As I noted at the time, Gaddafi’s atrocities, “While horrendous … were hardly unprecedented. Other leaders in the Middle East and Africa are doing much the same without international military intervention.” That’s coming into greater focus now in Syria where, by almost every measure, the oppression is worse.

But the fact of the matter is that Obama judged Libya to be the easier fight and one that could be done without much cost to the United States. Clearly, he’s calculated that military options in Syria are less attractive.

FILED UNDER: Middle East, World Politics, , ,
James Joyner
About James Joyner
James Joyner is Professor and Department Head of Security Studies at Marine Corps University's Command and Staff College and a nonresident senior fellow at the Scowcroft Center for Strategy and Security at the Atlantic Council. He's a former Army officer and Desert Storm vet. Views expressed here are his own. Follow James on Twitter @DrJJoyner.
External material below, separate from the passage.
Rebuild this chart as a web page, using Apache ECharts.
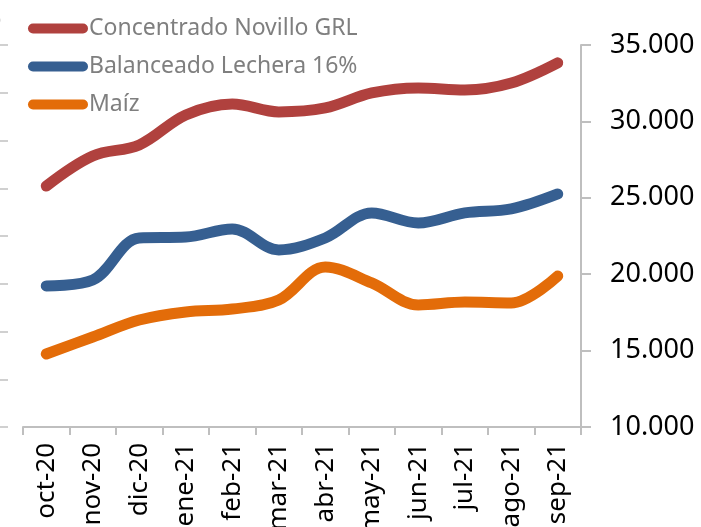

  1. michael reynolds says:

    I suspect part of the reason we are soft-pedaling Syria has to do with extraordinary renditions. The Syrians surely have some very interesting video of torture carried out on at least one Canadian citizen, and presumably other prisoners of other nationalities, on behalf of the United States. It’s hard to condemn the torturers you yourself employed.

  2. 11B40 says:


    Recently, I went back through Samuel P. Huntington’s “The Clash of Civilizations…” to see how well his ideas were holding up 15 years ot so after he sent them off to the printers. One of his gems, toward the back of the book, was his advice to avoid involvement in internecine Muslim conflicts. Made a lot of sense to me, but perhaps President Obama’s administration hasn’t gotten that far along in the book.

    I have a disturbing concern about Muslim gratitude. To me, it’s like a Missouri/Warhol River; a mile wide, an inch deep and lasting for about 15 minutes. Engagement or involvement is not always the answer. As Fouad Ajami has pointed out, those are the lands of “I against my brother; my brother and I against our cousin; my cousin, my brother and i against the stranger.
    For God’s sake, the members of one of history’s major imperialistic/colonialistic enterprises are still going on about the Crusades.

  3. CB says:

    if i am doing the cost benefit analysis for the administration (granting a predilection for intervention, which i personally do not hold), i have to say i would come to the same conclusions. the libyan situation entails certain factors that syria’s simply lacks. the big differences in my eyes are the absence of both natural resources and a regionally powerful benefactor.

  4. michael reynolds says:


    I don’t think gratitude has much to do with it. I think the hope is we’ll end up with a less despotic, less adventurous regime. As always our underlying goal is stability. If all goes well we may have moderately stable, somewhat democratic regimes across much of north Africa. (Which is not to say we’ll get Vermont in Libya.)

  5. The Obama administration should continue to ratchet up its rhetorical condemnation of Syrian violence.

    I don’t know whether to laugh or cry at this. Because it worked so well in, say, Tibet?

    So, how do we deal with the cognnitive dissonance caused by the same people tweeting do something concurrently calling for cutting the defense budget?

  6. Dave Schuler says:

    If “international support” is defined as “UN Security Council approval”, we’ll never get it for action against Syria. The Russians will never stand for it. Syria is too close an ally.

  7. CB says:

    eh, come on charles. we dont need to spend more than the rest of the world combined to maintain the ability to project power and influence, nor do i see many calls for direct military action against syria. it seems to be targeted sanctions and increased pressure on saudi arabia, qatar, et al to ‘do something’. debate the notion to your heart’s content, but i dont see a ton of cognitive dissonance here.

  8. Rob in CT says:

    avoid involvement in internecine Muslim conflicts

    How about just avoiding internecine conflicts, period? Damn.